**AIM:**
Begin at the first line and end at the line containing "ax.barh(y, cases, height=0.58, color=BAR_COLOR, zorder=3)". Extract exactly those lines.

**STORED DATA:**

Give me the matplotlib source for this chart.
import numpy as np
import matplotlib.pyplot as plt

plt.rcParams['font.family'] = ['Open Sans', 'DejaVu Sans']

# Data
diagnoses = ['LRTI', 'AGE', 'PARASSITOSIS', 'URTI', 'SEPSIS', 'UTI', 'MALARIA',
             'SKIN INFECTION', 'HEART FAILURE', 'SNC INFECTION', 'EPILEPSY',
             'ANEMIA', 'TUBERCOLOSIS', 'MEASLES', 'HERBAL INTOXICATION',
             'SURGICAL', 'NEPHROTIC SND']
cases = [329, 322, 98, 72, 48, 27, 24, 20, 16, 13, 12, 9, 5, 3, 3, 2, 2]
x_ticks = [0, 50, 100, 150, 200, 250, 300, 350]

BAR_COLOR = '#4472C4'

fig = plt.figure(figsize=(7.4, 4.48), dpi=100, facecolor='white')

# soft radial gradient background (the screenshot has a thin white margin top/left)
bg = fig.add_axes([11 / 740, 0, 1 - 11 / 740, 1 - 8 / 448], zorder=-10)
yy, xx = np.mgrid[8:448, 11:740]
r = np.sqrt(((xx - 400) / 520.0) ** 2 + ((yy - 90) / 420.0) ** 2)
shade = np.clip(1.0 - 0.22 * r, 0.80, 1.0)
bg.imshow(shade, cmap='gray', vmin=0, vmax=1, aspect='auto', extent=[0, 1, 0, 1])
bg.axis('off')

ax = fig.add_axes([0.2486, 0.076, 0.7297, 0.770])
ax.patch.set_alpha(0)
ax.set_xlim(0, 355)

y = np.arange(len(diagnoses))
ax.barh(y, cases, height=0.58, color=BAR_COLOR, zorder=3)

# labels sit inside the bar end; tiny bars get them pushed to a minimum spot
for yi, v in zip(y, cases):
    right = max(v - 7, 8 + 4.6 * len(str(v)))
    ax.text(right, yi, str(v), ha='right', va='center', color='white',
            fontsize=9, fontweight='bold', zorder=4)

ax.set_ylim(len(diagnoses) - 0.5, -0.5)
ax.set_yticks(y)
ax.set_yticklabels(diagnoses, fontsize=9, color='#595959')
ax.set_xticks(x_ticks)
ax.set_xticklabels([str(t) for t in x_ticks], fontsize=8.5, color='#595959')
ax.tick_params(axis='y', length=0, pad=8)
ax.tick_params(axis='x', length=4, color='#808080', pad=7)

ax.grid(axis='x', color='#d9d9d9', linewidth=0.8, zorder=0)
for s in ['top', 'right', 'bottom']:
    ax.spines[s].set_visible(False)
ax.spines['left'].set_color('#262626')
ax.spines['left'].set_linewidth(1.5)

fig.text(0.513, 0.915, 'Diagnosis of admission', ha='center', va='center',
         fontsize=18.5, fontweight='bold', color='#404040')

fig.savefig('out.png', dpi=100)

**REPLY:**
Give me the matplotlib source for this chart.
import numpy as np
import matplotlib.pyplot as plt

plt.rcParams['font.family'] = ['Open Sans', 'DejaVu Sans']

# Data
diagnoses = ['LRTI', 'AGE', 'PARASSITOSIS', 'URTI', 'SEPSIS', 'UTI', 'MALARIA',
             'SKIN INFECTION', 'HEART FAILURE', 'SNC INFECTION', 'EPILEPSY',
             'ANEMIA', 'TUBERCOLOSIS', 'MEASLES', 'HERBAL INTOXICATION',
             'SURGICAL', 'NEPHROTIC SND']
cases = [329, 322, 98, 72, 48, 27, 24, 20, 16, 13, 12, 9, 5, 3, 3, 2, 2]
x_ticks = [0, 50, 100, 150, 200, 250, 300, 350]

BAR_COLOR = '#4472C4'

fig = plt.figure(figsize=(7.4, 4.48), dpi=100, facecolor='white')

# soft radial gradient background (the screenshot has a thin white margin top/left)
bg = fig.add_axes([11 / 740, 0, 1 - 11 / 740, 1 - 8 / 448], zorder=-10)
yy, xx = np.mgrid[8:448, 11:740]
r = np.sqrt(((xx - 400) / 520.0) ** 2 + ((yy - 90) / 420.0) ** 2)
shade = np.clip(1.0 - 0.22 * r, 0.80, 1.0)
bg.imshow(shade, cmap='gray', vmin=0, vmax=1, aspect='auto', extent=[0, 1, 0, 1])
bg.axis('off')

ax = fig.add_axes([0.2486, 0.076, 0.7297, 0.770])
ax.patch.set_alpha(0)
ax.set_xlim(0, 355)

y = np.arange(len(diagnoses))
ax.barh(y, cases, height=0.58, color=BAR_COLOR, zorder=3)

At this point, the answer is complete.